Directive:
Copy out the listing that follows, exact in every word, and skip the images.

BEGIN Dataset content

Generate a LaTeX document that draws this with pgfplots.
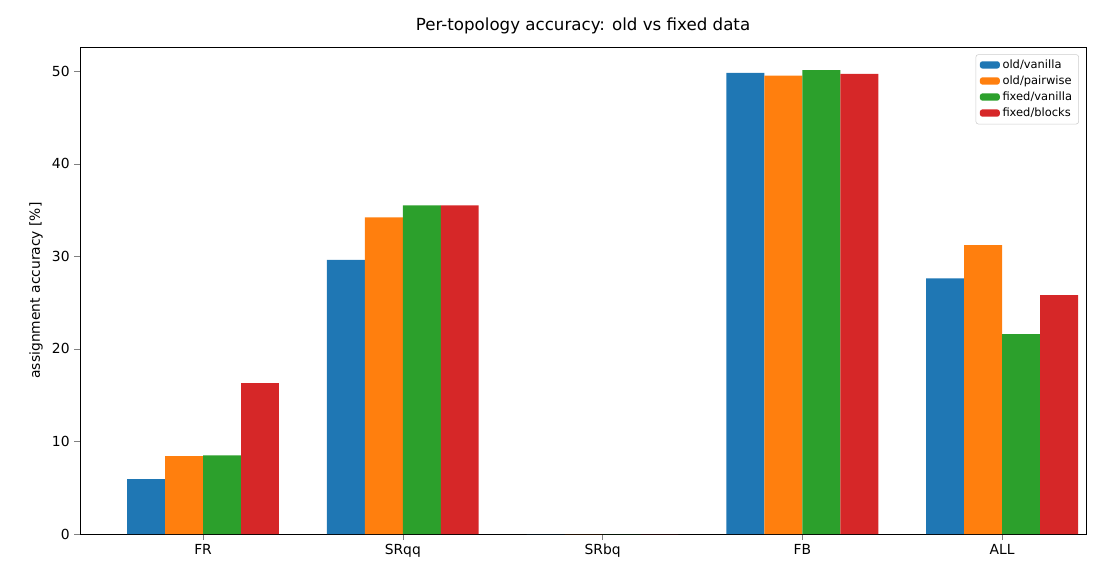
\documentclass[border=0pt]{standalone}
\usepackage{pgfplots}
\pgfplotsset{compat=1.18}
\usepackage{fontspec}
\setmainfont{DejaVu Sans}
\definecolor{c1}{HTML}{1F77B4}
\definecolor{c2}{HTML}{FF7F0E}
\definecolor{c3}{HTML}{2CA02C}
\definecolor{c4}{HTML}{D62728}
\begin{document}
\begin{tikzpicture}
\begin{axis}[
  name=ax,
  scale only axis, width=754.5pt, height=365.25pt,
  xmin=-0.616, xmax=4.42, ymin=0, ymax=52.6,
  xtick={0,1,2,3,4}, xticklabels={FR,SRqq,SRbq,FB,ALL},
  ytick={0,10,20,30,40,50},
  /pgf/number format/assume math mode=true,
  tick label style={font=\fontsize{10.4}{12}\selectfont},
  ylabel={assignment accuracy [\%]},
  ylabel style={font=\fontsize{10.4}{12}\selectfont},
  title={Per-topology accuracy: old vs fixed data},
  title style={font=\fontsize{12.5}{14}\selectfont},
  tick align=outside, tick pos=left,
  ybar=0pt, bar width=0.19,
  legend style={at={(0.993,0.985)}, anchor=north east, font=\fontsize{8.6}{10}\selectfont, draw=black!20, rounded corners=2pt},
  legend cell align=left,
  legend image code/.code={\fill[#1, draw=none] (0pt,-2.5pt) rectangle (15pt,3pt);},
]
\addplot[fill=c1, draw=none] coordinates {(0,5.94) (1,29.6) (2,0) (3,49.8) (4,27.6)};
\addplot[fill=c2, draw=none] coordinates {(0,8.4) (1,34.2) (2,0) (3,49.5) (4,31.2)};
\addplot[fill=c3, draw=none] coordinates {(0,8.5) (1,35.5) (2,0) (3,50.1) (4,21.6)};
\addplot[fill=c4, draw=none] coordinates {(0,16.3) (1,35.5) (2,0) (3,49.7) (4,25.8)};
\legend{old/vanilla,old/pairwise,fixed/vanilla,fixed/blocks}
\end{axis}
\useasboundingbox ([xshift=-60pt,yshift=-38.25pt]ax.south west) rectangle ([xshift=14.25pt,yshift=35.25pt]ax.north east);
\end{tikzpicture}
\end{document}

END Dataset content

Correct result:
Generate a LaTeX document that draws this with pgfplots.
\documentclass[border=0pt]{standalone}
\usepackage{pgfplots}
\pgfplotsset{compat=1.18}
\usepackage{fontspec}
\setmainfont{DejaVu Sans}
\definecolor{c1}{HTML}{1F77B4}
\definecolor{c2}{HTML}{FF7F0E}
\definecolor{c3}{HTML}{2CA02C}
\definecolor{c4}{HTML}{D62728}
\begin{document}
\begin{tikzpicture}
\begin{axis}[
  name=ax,
  scale only axis, width=754.5pt, height=365.25pt,
  xmin=-0.616, xmax=4.42, ymin=0, ymax=52.6,
  xtick={0,1,2,3,4}, xticklabels={FR,SRqq,SRbq,FB,ALL},
  ytick={0,10,20,30,40,50},
  /pgf/number format/assume math mode=true,
  tick label style={font=\fontsize{10.4}{12}\selectfont},
  ylabel={assignment accuracy [\%]},
  ylabel style={font=\fontsize{10.4}{12}\selectfont},
  title={Per-topology accuracy: old vs fixed data},
  title style={font=\fontsize{12.5}{14}\selectfont},
  tick align=outside, tick pos=left,
  ybar=0pt, bar width=0.19,
  legend style={at={(0.993,0.985)}, anchor=north east, font=\fontsize{8.6}{10}\selectfont, draw=black!20, rounded corners=2pt},
  legend cell align=left,
  legend image code/.code={\fill[#1, draw=none] (0pt,-2.5pt) rectangle (15pt,3pt);},
]
\addplot[fill=c1, draw=none] coordinates {(0,5.94) (1,29.6) (2,0) (3,49.8) (4,27.6)};
\addplot[fill=c2, draw=none] coordinates {(0,8.4) (1,34.2) (2,0) (3,49.5) (4,31.2)};
\addplot[fill=c3, draw=none] coordinates {(0,8.5) (1,35.5) (2,0) (3,50.1) (4,21.6)};
\addplot[fill=c4, draw=none] coordinates {(0,16.3) (1,35.5) (2,0) (3,49.7) (4,25.8)};
\legend{old/vanilla,old/pairwise,fixed/vanilla,fixed/blocks}
\end{axis}
\useasboundingbox ([xshift=-60pt,yshift=-38.25pt]ax.south west) rectangle ([xshift=14.25pt,yshift=35.25pt]ax.north east);
\end{tikzpicture}
\end{document}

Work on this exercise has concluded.